You link to a paper that stated it is difficult to measure planetary cloud cover. It should be noted that during the period of warming, there is a reduction in planetary clouds, indirectly inferred as there is a reduction in short wave radiation reflected off into space.
Also it should be noted that Palle observed the change reflected radiation by studying brightness changes in the moon. Palle’s moonshine paper results support his satellite data paper results. The problem is not Palle’s analysis or the data Palle used for the analysis, the problem is Palle’s results indicate a majority of the 20th century warming was caused by planetary cloud cover changes not increases in atmospheric CO2.
http://www.atmos-chem-phys.org/5/1721/2005/acp-5-1721-2005.html
Analysis of the decrease in the tropical mean outgoing shortwave radiation at the top of atmosphere for the period 1984–2000 All cloud types show a linearly decreasing trend over the study period, with the low-level clouds having the largest trend, equal to −3.9±0.3% in absolute values or −9.9±0.8% per decade in relative terms. Of course, there are still some uncertainties, since the changes in low-level clouds derived from the ISCCP-D2 data, are not necessarily consistent with changes derived from the second Stratospheric Aerosols and Gas Experiment (SAGE II, Wang et al., 2002) and synoptic observations (Norris, 1999). Nevertheless, note that SAGE II tropical clouds refer to uppermost opaque clouds (with vertical optical depth greater than 0.025 at 1.02μm), while the aforementioned synoptic cloud observations are taken over oceans only.

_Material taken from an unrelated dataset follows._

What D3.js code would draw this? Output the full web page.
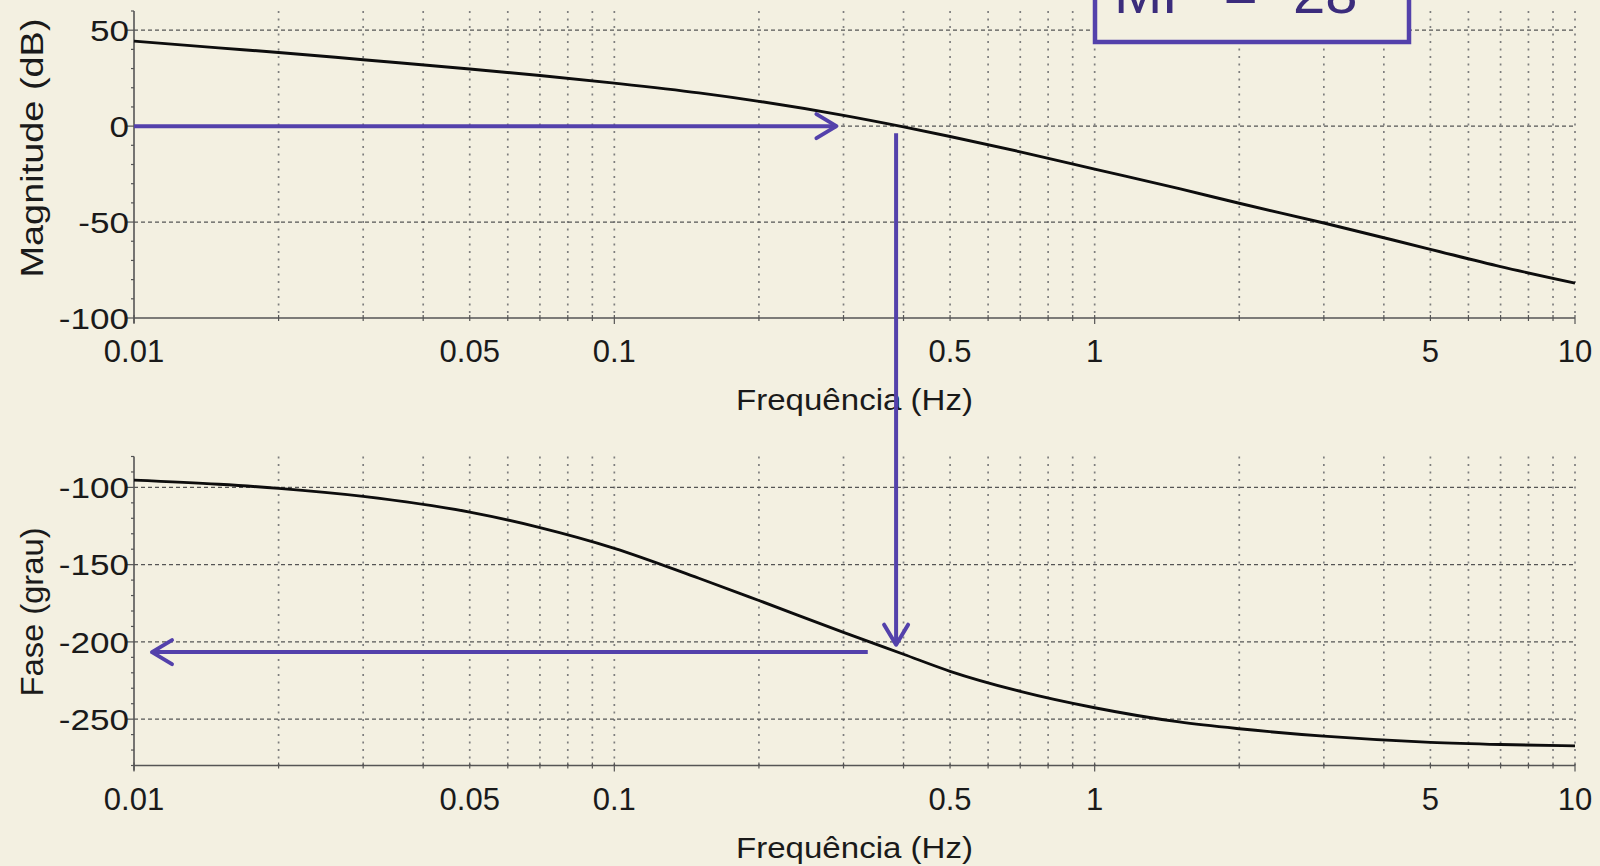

The midlevel clouds decreased by 1.4±0.2% in absolute values or by 6.6±0.8% per decade in relative terms, while the high-level ones also decreased by 1.2±0.4% or 3±0.9% per decade in relative terms, i.e. less than low and middle clouds. Thus, the VIS/IR mean tropical (30_ S–30_ N) low-level clouds are found to have undergone the greatest decrease during the period 1984–2000, in agreement with the findings of Chen et al. (2002) and Lin et al. (2004).